Let $G=\operatorname{GL}_n\mathbb{R}$. I am trying to understand why $L_G=M_n\mathbb{R}$ with the usual Lie algebra structure of $M_n\mathbb{R}$.
- I understand the canonical identification $L_G=T_1G=M_n\mathbb{R}$.
- I understand that a tangent vector $A\in M_n\mathbb{R}=T_1G$ corresponds to a one-parameter group $t\mapsto R_{e^{tA}}$ (where $R_B$ is the linear operator of "right multiplication by $B$").
- I understand that, therefore, the tangent vector $A\in T_1G$ corresponds to the vector field which assigns to $B\in G$ the tangent vector $BA\in T_BG$.
- I understand that $[R_{A_1},R_{A_2}]=R_{[A_1,A_2]}$.
I don't understand how to use all this to prove the desired result. For me, the definition of the Lie bracket on $L_G$ is by thinking of $L_G$ as left invariant derivations of $C^{\infty}(G)$ with the usual Lie bracket of operators.
Let $M$ be a manifold, $\chi(M)$ the space of vector fields on $M$ is identified with the space of derivations of $C^{\infty}(M)$ by the formula $L_X(f)=X.f=df.X$ so you have $X.(ff')=d(ff').X=fdf'.X+f'df.X$.Under this identification, we have $[L_X,L_Y]=L_{[X,Y]}$. Where $[X,Y]=-DY.X+DX.Y$.

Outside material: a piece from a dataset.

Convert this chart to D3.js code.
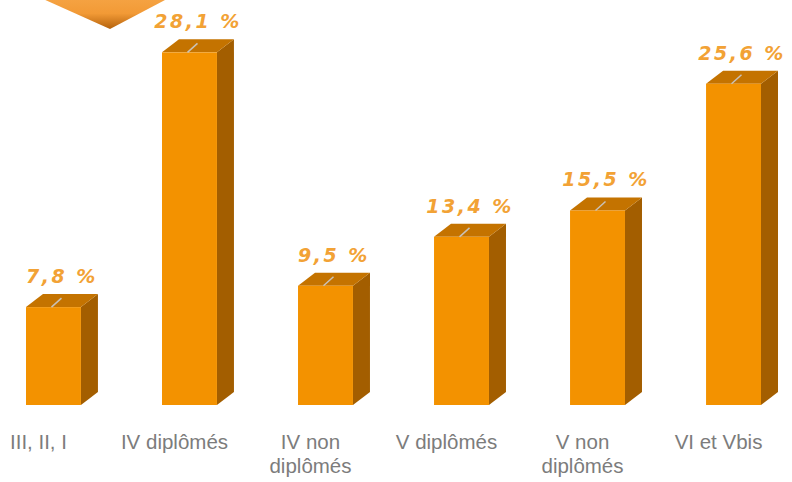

Now if $G$ is a Lie group and ${\cal G}$ the tangent space of the identity. For every $A\in {\cal G}, g\in G$, set $l_A(g)=d{L_g}_1(A)$,where $L_g$ is defined by $L_g(g')=gg'$. It is a vector field invariant by left multiplications, and it can be shown that $[l_A,l_B]$ is invariant by left multiplication, so there exists $[A,B]\in T_1G$ such that $[l_A,l_B]=l_{[A,B]}$.
Now suppose that $G=Gl_n(R)$. It is an open subset of the vector space $M_n(R)$. So you can identify $T_1Gl_n(R)$ with $M_n(R)$, if $A\in M_n(R), X\in Gl_n(R)$ the lelt multiplication $L_X$ is the linear map $L_X(Y)=XY$, so $dL_X(A) =l_A(X)=XA$, $[l_A,l_B](X)=-Dl_B(l_A)(X)+Dl_A(l_B)(X)=[AB-BA](X)$.